Housing chief says 3-year target over public housing waiting time still on govt’s agenda

Hong Kong’s housing chief said on Monday that the waiting time target of around three years for a public rental housing flat in the city remains the government’s ultimate goal.

Ever since Hong Kong’s return to Chinese sovereignty in 1997, authorities have promised to bring down the average waiting time for families to enter public housing to three years. In May, the number of public housing applicants hit 245,000, with an average wait time of 6.1 years — the highest in over two decades.

Speaking at a Legco meeting today, Secretary for Housing Winnie Ho Wing-yin said authorities will continue to strive for the three-year target. However, she said several factors will affect applicants’ wait time.

She noted that there will be a relatively larger supply of public housing flats in the New Territories, and if applicants opt for flats on the Island side, their wait time will be stretched even longer.

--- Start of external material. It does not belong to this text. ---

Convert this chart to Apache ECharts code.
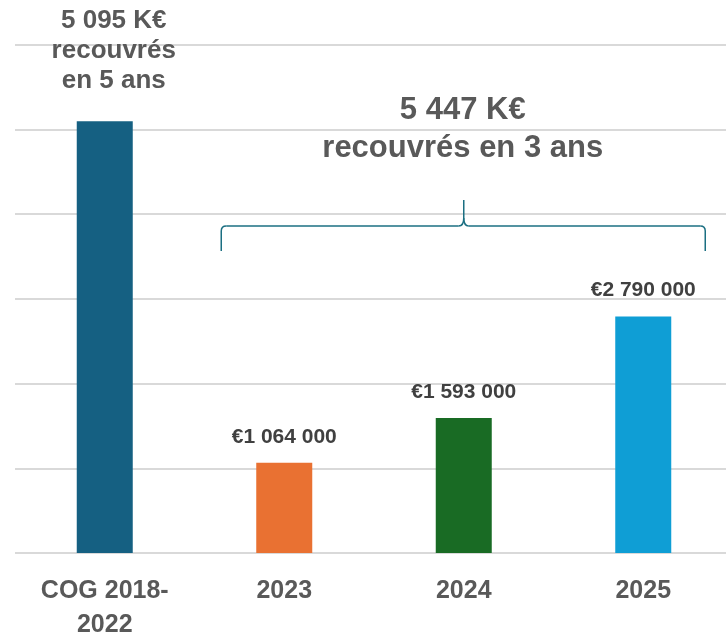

Meanwhile, lawmakers also raised concerns about whether authorities would set up a timeline to phase out subdivided units in Hong Kong.

In response, the housing chief said there will be an abundant supply of public housing units in the next 10 years, along with the introduction of the new Light Public Housing and transitional housing.

She believed that subdivided units of poor quality with expensive rents will no longer exist in Hong Kong within the next 10 years as there will be zero demand for such housing options.

Separately, lawmakers proposed authorities set up a reward program for tip-offs from residents or security guards on suspected cases of abuse in public housing units, and increase the penalty to free out more units.